I think, to get technical, things fall into the following categories
A) you use only licensed Traveller rules books with no changes and it is 100% Traveller. Perhaps with a possible list of optional elements that are or are not utilized like iron man or point buy chargen, knockout blow, alternate ship drives, with supplements "x-y", without books "a and c" and so on...
B) you use only licensed Traveller rules books with personal changes and it is Traveller with house rules. Is homebrewed Traveller the right term?
C) you use licensed Traveller rules books and rules from other game systems too and it is a Traveller hybrid
D) a combination of B and C. A homebrewed Traveller hybrid.
E) the only way a game could 100% be considered not to be traveller is if no part of any licensed Traveller rule book is used

For everything in between A and E, everybody has their own opinions as to what does or doesn't feel like Traveller.

It's just a matter of opinion, like what someones favorite color is. Just because you don't agree with someone and have a different opinion doesn't mean anyone is wrong.

EDIT: A) could be Traveller 5, MGT, Hero Traveller and so on. It also might include those Traveller games which use parts of multiple Traveller versions. But on this publishers own website forums I assume if no qualifiers are mentioned we are discussing a game that is 100% Mongoose Traveller.
 
"C) you use licensed Traveller rules books and rules from other game systems too and it is a Traveller hybrid"

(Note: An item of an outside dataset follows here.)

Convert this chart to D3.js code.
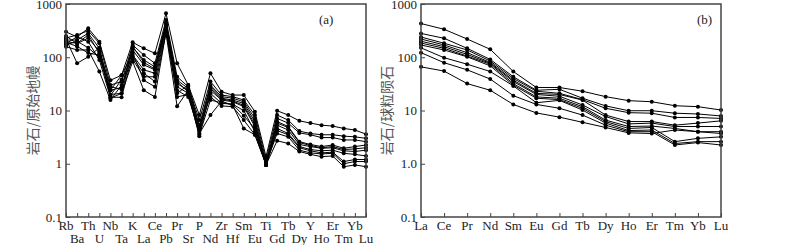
<!DOCTYPE html>
<html><head><meta charset="utf-8">
<script src="https://cdn.jsdelivr.net/npm/d3@7/dist/d3.min.js"></script>
<style>body{margin:0;background:#fff}svg{display:block}</style>
</head><body>
<svg id="c" width="800" height="245"></svg>
<script>
// ---- data ----
const spiderElems = ["Rb","Ba","Th","U","Nb","Ta","K","La","Ce","Pb","Pr","Sr","P","Nd","Zr","Hf","Sm","Eu","Ti","Gd","Tb","Dy","Y","Ho","Er","Tm","Yb","Lu"];
const spider1 = [300,240,350,196,37,46,191,147,119,668,77,30,8.2,50,22.5,19.5,19.5,9.5,1.36,9.9,8.2,6.4,5.8,5.3,5.1,4.6,4.3,3.6];
const spider2 = [230,262,315,183,30,35,170,110,77,500,43,28,6.6,35,19.5,18.2,15.7,8.2,1.17,8.2,6.6,4.1,3.7,3.5,3.5,3.3,3.2,3.0];
const spider3 = [210,211,282,147,24,27,154,89,66,450,37,26,5.3,30,18.2,17,14.6,7.1,1.02,7.1,5.8,3.8,3.5,3.1,3.1,2.8,2.8,2.6];
const spider4 = [196,183,262,119,20,21,137,72,58,400,32,24,4.3,28,17,15.7,13.6,6.2,0.95,6.2,5.0,2.6,2.3,2.1,2.25,1.95,2.1,2.25];
const spider5 = [180,243,196,89,17.7,17.7,110,58,50,380,28,21,3.3,24,15.7,14.6,11.8,5.0,0.95,5.3,4.3,2.3,2.1,1.95,2.0,1.75,1.7,1.8];
const spider6 = [158,137,137,54,15.7,30,91,43,43,350,24,18,4.0,21,13.6,13.2,9.9,4.0,0.95,4.6,3.7,2.1,1.85,1.75,1.8,1.57,1.5,1.4];
const spider7 = [220,77,102,150,17,21,83,24,18,300,21,30,5.0,18,12.2,11.8,6.6,3.5,1.0,3.7,3.2,1.8,1.6,1.53,1.57,1.0,1.1,1.1];
const spider8 = [170,200,150,100,24,46,120,37,28,280,12,24,3.7,8.2,15,12.5,4.6,3.5,0.95,2.7,2.4,1.7,1.5,1.36,1.4,0.88,0.95,0.88];
const spider9 = [250,180,230,130,28,25,160,80,60,420,35,22,4.8,26,16.5,15,12.5,5.5,1.0,5.8,4.8,2.5,2.2,2.0,2.1,1.85,1.9,2.0];
const spider10 = [190,160,120,110,19,38,100,50,35,320,18,20,3.5,15.7,14,13,8,4.5,0.95,4.2,3.5,2.0,1.75,1.6,1.65,1.1,1.2,1.2];
const spiderSeries = [spider1,spider2,spider3,spider4,spider5,spider6,spider7,spider8,spider9,spider10];

const reeElems = ["La","Ce","Pr","Nd","Sm","Eu","Gd","Tb","Dy","Ho","Er","Tm","Yb","Lu"];
const ree1 = [430,335,220,141,54,27,27,23,18.2,15.3,14.6,12.3,11.8,10.2];
const ree2 = [280,227,147,91,43,24,25,17,12.2,9.9,9.9,8.9,8.6,7.9];
const ree3 = [240,183,137,85,40,23,21,16,11,9.1,8.9,7.4,7.4,7.1];
const ree4 = [220,170,122,80,37,21,20,15.7,8.2,6.2,6.2,5.3,5.8,6.4];
const ree5 = [200,158,113,77,35,20,18.5,12.7,7.7,5.6,5.8,5.0,5.0,5.0];
const ree6 = [185,147,105,74,32,18,17,11.8,6.6,5.0,5.1,4.6,4.0,3.7];
const ree7 = [170,137,102,69,30,17,16,11,6.2,4.6,4.8,2.6,3.0,3.2];
const ree8 = [150,98,74,54,29,14,15.5,10.2,5.8,4.2,4.3,2.4,2.6,2.6];
const ree9 = [122,79,58,39,19,13,11,8.2,5.3,4.0,4.0,2.25,2.5,2.25];
const ree10 = [66,55,32,24,13,9,7.5,6,4.8,3.8,3.7,4.3,4.0,4.0];
const reeSeries = [ree1,ree2,ree3,ree4,ree5,ree6,ree7,ree8,ree9,ree10];

const spiderTicks = [0.1,1,10,100,1000];
const spiderTickLabels = ["0.1","1","10","100","1000"];
const reeTicks = [0.1,1,10,100,1000];
const reeTickLabels = ["0.1","1.0","10","100","1000"];

// ---- drawing ----
const svg = d3.select("#c");
const serif = "'Liberation Serif','Times New Roman',serif";

function panel(opt){
  const {x0,x1,y0,y1,elems,series,ticks,tickLabels,ylabel,ylabelX,tag,tagX,twoRow} = opt;
  const x = d3.scalePoint().domain(elems).range([x0,x1]);
  const y = d3.scaleLog().domain([0.1,1000]).range([y1,y0]);
  const g = svg.append("g");

  // y axis labels (ticks inside)
  const ya = d3.axisLeft(y).tickValues(ticks).tickSize(-4).tickPadding(4)
     .tickFormat((d,i)=>tickLabels[i]);
  const yg = g.append("g").attr("transform",`translate(${x0},0)`).call(ya);
  yg.select(".domain").remove();
  yg.selectAll("line").attr("stroke","#444");
  yg.selectAll("text").attr("font-family",serif).attr("font-size",13).attr("fill","#222");

  // x axis ticks inside
  const xa = d3.axisBottom(x).tickSize(-4).tickFormat("");
  const xg = g.append("g").attr("transform",`translate(0,${y1})`).call(xa);
  xg.select(".domain").remove();
  xg.selectAll("line").attr("stroke","#444");

  // x labels
  g.selectAll("text.xl").data(elems).enter().append("text")
    .attr("class","xl")
    .attr("x",d=>x(d))
    .attr("y",(d,i)=> twoRow ? (i%2===0 ? 230 : 243) : 230)
    .attr("text-anchor","middle")
    .attr("font-family",serif).attr("font-size",13).attr("fill","#222")
    .text(d=>d);

  // lines
  const line = d3.line().x((d,i)=>x(elems[i])).y(d=>y(d));
  series.forEach(s=>{
    g.append("path").attr("d",line(s)).attr("fill","none").attr("stroke","#000").attr("stroke-width",1);
    g.selectAll(null).data(s).enter().append("circle")
      .attr("cx",(d,i)=>x(elems[i])).attr("cy",d=>y(d)).attr("r",2).attr("fill","#000");
  });

  // frame
  g.append("rect").attr("x",x0).attr("y",y0).attr("width",x1-x0).attr("height",y1-y0)
    .attr("fill","none").attr("stroke","#444").attr("stroke-width",1.5);

  // tag
  g.append("text").attr("x",tagX).attr("y",24).attr("font-family",serif).attr("font-size",13)
    .attr("fill","#222").text(tag);

  // y label
  g.append("text").attr("transform",`translate(${ylabelX},${(y0+y1)/2}) rotate(-90)`)
    .attr("text-anchor","middle").attr("font-family","'Noto Sans CJK SC',sans-serif")
    .attr("font-size",14).attr("fill","#555").text(ylabel);
}

panel({x0:66,x1:366,y0:4,y1:217,elems:spiderElems,series:spiderSeries,ticks:spiderTicks,
  tickLabels:spiderTickLabels,ylabel:"岩石/原始地幔",ylabelX:38,tag:"(a)",tagX:319,twoRow:true});
panel({x0:421,x1:721,y0:4,y1:217,elems:reeElems,series:reeSeries,ticks:reeTicks,
  tickLabels:reeTickLabels,ylabel:"岩石/球粒陨石",ylabelX:392,tag:"(b)",tagX:697,twoRow:false});
</script>
</body></html>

To me, that's what has made Traveller what it is since day one. I've seen official and unofficial printed adventures that were not so subtle (if you saw the source used) takes on quite a few movies from ALIEN to Rabid to Warning Sign, naming a few. In Traveller's early days we created the contemporary of Battlestar Galactic. I remember possibly in a JTAS issue that has a crude version of a light sword attached to a powerpack. Traveller core makes it very possible to import media and game inspirations and I feel that was always the intent.